The unspoken topic lately

Abortion

My opinion on abortion is a bit strange. I had 2 abortions in my 20’s and a few D&Cs between 15 and 30 years old. With my experiences, I have a unique understanding of abortion.

I came from a family that believed in don’t ask and don’t tell. That was my life. I had no information about sex or anything sex-related. I had no knowledge about my body. My first period scared me and I was unprepared. In 5th grade, I had fully developed and none of my friends had. This made me popular! I had been tortured at home and school until 5th grade. Every guy was WOW’d by my boobs when we started 5th grade. I had my first “real” boyfriend in my Sophomore year of high school. Steve, my boyfriend, was really great. He looked like Aidan Quinn, reference the picture below, and he was very kind to me. We had fun and I had many experiences with him including sex. I lost my virginity to Steve. Sex was intense and made me feel a chemical high like I never knew possible.

Aidan Quinn (90’s)

I ended up pregnant. I didn’t know anything about protection or the consequences. In a fit of rage, my father beat me. When he walked away from my battered body lying on the driveway cement I was sobbing in pain I had never felt before. Within the hour I was in the bathroom pouring blood and needed a D&C because I had lost the pregnancy. I was 15 years old then and I am not sure I ever really recovered emotionally.
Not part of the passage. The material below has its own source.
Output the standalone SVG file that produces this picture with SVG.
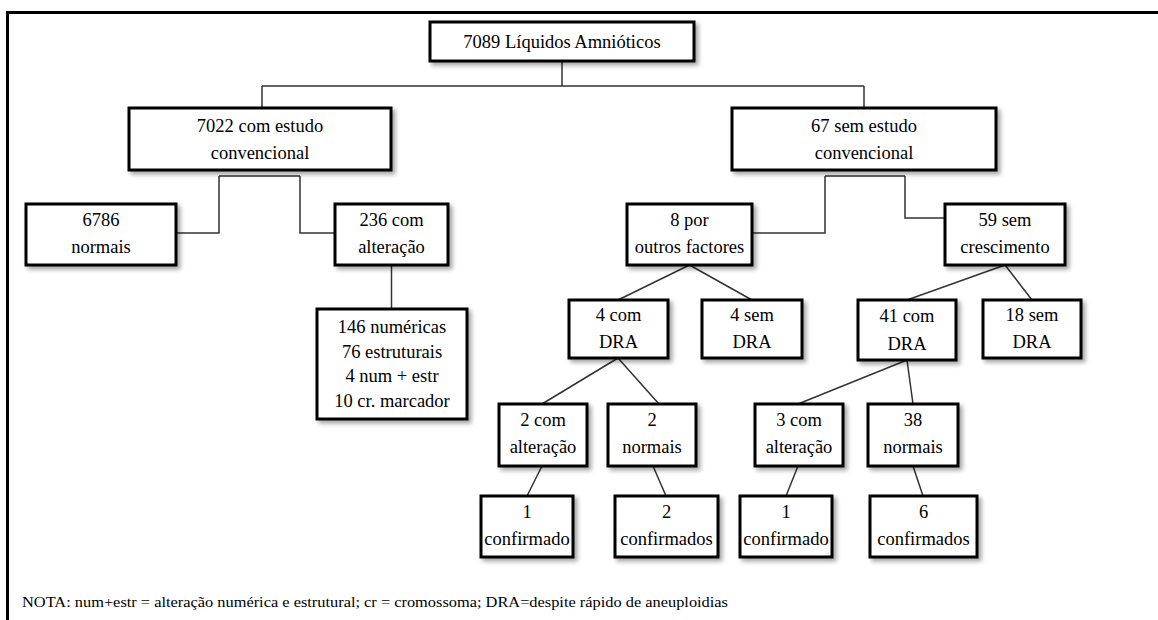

At 22 years old, after several miscarriages and divorcing my abusive husband I entered into a relationship with my best friend Anthony. After several months together his ex, the mother of his children, threatened to keep his kids from him if he stayed with me. I immediately ended our relationship.

I played God!

I sent him away because he wasn’t allowed to choose me! I am not sure if I have ever felt pain like that before or since. Several weeks later I got the news that I was pregnant. This man, I still deeply love (just differently now), and I had created a baby together! I called him trepidatiously and said, “Anthony, I am pregnant.” It was the only time he didn’t believe me. He had a vasectomy right before we started having sex together. This broke my heart more! I was pregnant with my love’s baby, and two small children, heartbroken, and alone. I called my father and Anthony’s father. They said the worst things.

Anthony will cause you to go to hell. He will destroy your soul. He will ruin your life. Ruin your chances. He is no good. I have never heard two men speak so horribly about a son and a best friend’s son. I was terribly scared and so very hurt. I decided to have an abortion. I couldn’t have a baby along with my other children and do it alone. I couldn’t look at his child every day knowing I sent him from us. I had broken everything.

Side note:
Years later I understand a few things that I want to add here.
I broke everything because I truly believed that I didn’t deserve him. Anthony was, is, and always will be the best man I have ever known. He is a good man. He is the best hug ever. He is funny, smart, genuine, and true. He never damaged my soul.

I aborted our baby. It ripped a chunk out of my heart! I never recovered from the abortion!

Yes, abortion rights are important! BUT… abortion is not something anyone should choose lightly. The physical and emotional long-term consequences are indescribable.